I have lately received information, which, in my opinion, merits attention. It is, that the brawlers against governmental measures in some of the most discontented parts of this State have all of a sudden become silent; and, it is added, are very desirous of obtaining commissions in the army about to be raised.
This information did not fail to leave an impression upon my mind at the time I received it; but it has acquired strength from a publication I have lately seen in one of the Maryland gazettes, (between the author of which and my informant there could have been no interchange of sentiments to the same effect). The motives ascribed to them are, that in such a situation they would endeavor to divide and contaminate the army by artful and seditious discourses, and perhaps at a critical moment bring on confusion.

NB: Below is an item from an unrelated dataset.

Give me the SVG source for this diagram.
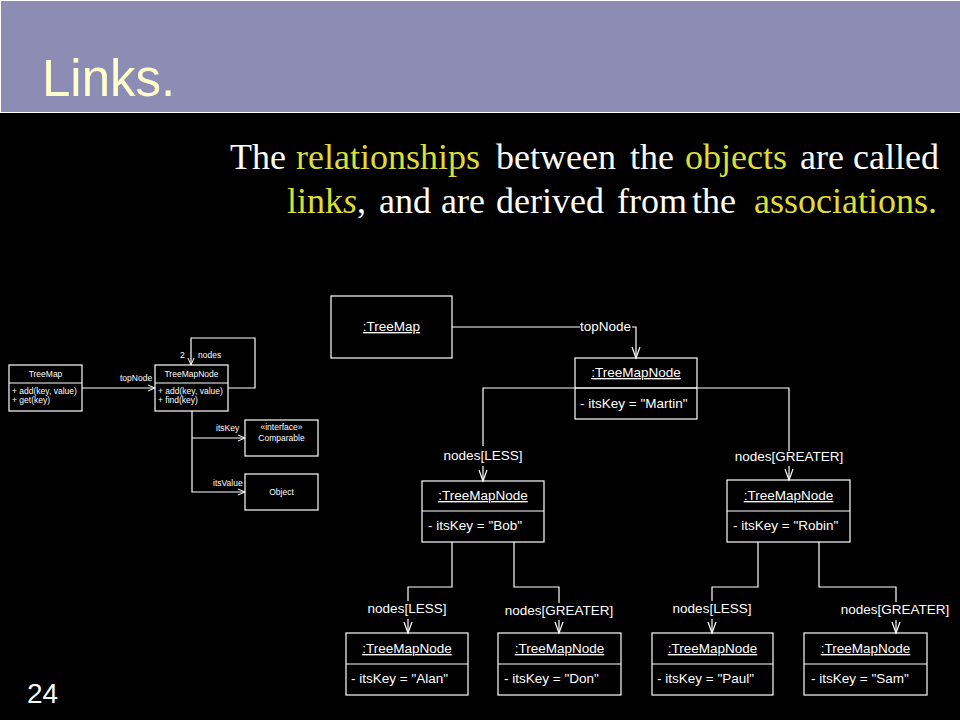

What weight to give to these conjectures you can judge as well as I. But, as there will be characters enough of an opposite description, who are ready to receive appointments, circumspection is necessary. For my opinion is of the first that you could as soon scrub the blackamore white as to change the principle of a profest Democrat, and that he will leave nothing unattempted to overturn the Government of this Country. Finding the resentment of the people at the conduct of France too strong to be resisted, they have in appearance adopted their sentiments, and pretend that, notwithstanding the misconduct of government have brought it upon us, yet, if an invasion should take place, it will be found that they will be among the first to defend it. This is their story at all Elections and Election meetings, and told in many instances with effect.
Whether there be little, much, or nothing in the information, I shall not take upon me to decide; but it appeared to me to be of sufficient moment to apprize you thereof. With esteem & regard, I am.